Les internautes et autres cybermilitants avaient été pris au dépourvu, reconnaît Alpha Diallo, président de l’Association des blogueurs de Guinée (Ablogui). «Pour ceux qui n’étaient pas informés, c’était totalement impossible de se connecter», indique-t-il, estimant qu’il y de «fortes chances» de nouvelles perturbations à l’occasion du scrutin. «Le fait d’avoir une quelconque perturbation équivaut à nous empêcher, nous acteurs de la société civile et les autres observateurs, de travailler», a souligné M. Diallo. «Nous allons prendre des dispositions et nous allons documenter toutes les tentatives d’entrave, les blocages, même la lenteur de la connexion internet», a prévenu le président de l’Ablogui. Le blocage d’internet et des réseaux sociaux est fréquent en Afrique en période de fortes tensions politiques. Amnesty International en a ainsi recensé en 2019 au Bénin, au Mali, au Tchad, en République démocratique du Congo, au Gabon et au Zimbabwe. Mais pour la Guinée, il s’agit d’une relative nouveauté, selon les experts. La campagne pour le referendum «en mars a marqué un tournant», souligne Alp Toker, fondateur de Netblocks, qui surveille la censure et les atteintes aux libertés sur internet. Dans un rapport, Netblocks fait remonter la perturbation des réseaux Twitter, Facebook, Instagram et Whatsapp à la veille du referendum aux deux principaux fournisseurs d’accès du pays, le français Orange et le sud-africain MTN. «La coupure des réseaux sociaux est à 100% délibérée parce que vous pouvez voir que la connexion elle-même fonctionne parfaitement», explique Alp Toker, qui juge lui aussi probables de nouveaux brouillages de ce type à l’approche du vote dimanche. De premiers signes ont d’ailleurs commencé à apparaître.

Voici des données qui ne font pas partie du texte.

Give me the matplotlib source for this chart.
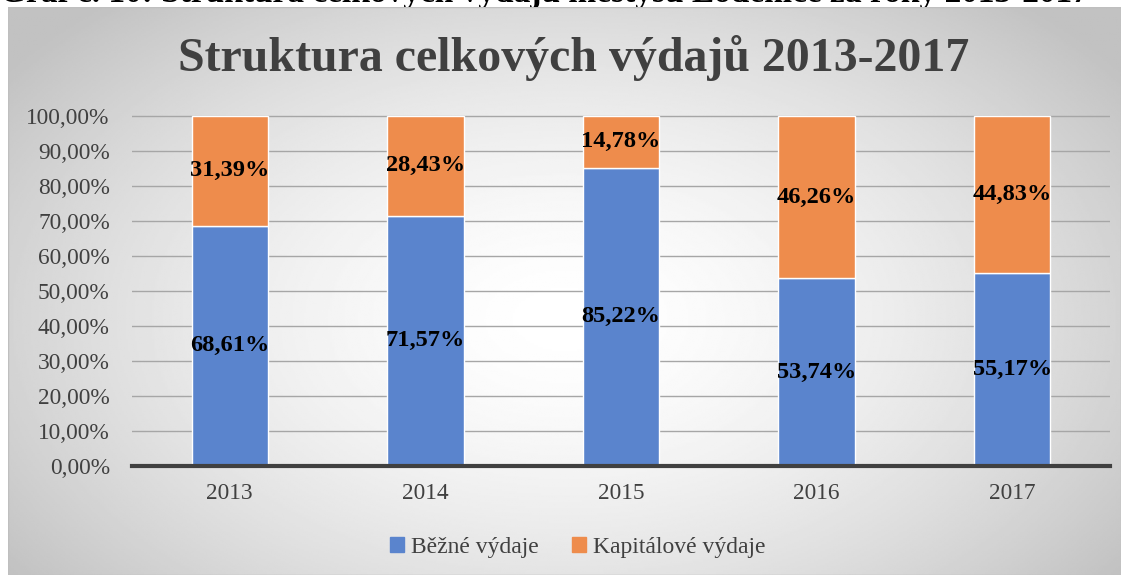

Orange a ainsi annoncé récemment à ses clients guinéens que des perturbations pourraient se produire cette semaine en raison de travaux sur un câble sous-marin. Avant le referendum, l’opérateur de télécommunications Guilab avait également annoncé des réparations sur son câble internet sous-marin avant de les reporter face au tollé. «Ils ont dit qu’il n’y aurait plus de travaux et, finalement, sans rien dire à personne, ils ont bloqué les réseaux sociaux», rappelle M. Diallo. «Pourquoi est-ce que c’est seulement à l’approche des périodes sensibles comme celles-là qu’on a ce type de travaux?». Orange a affirmé n’interrompre l’accès à l’internet que «sur instruction officielle écrite d’une autorité compétente habilitée par la loi». «Nous ne pouvons faire aucun commentaire sur aucune situation particulière, ni en Guinée ni ailleurs», a ajouté l’entreprise.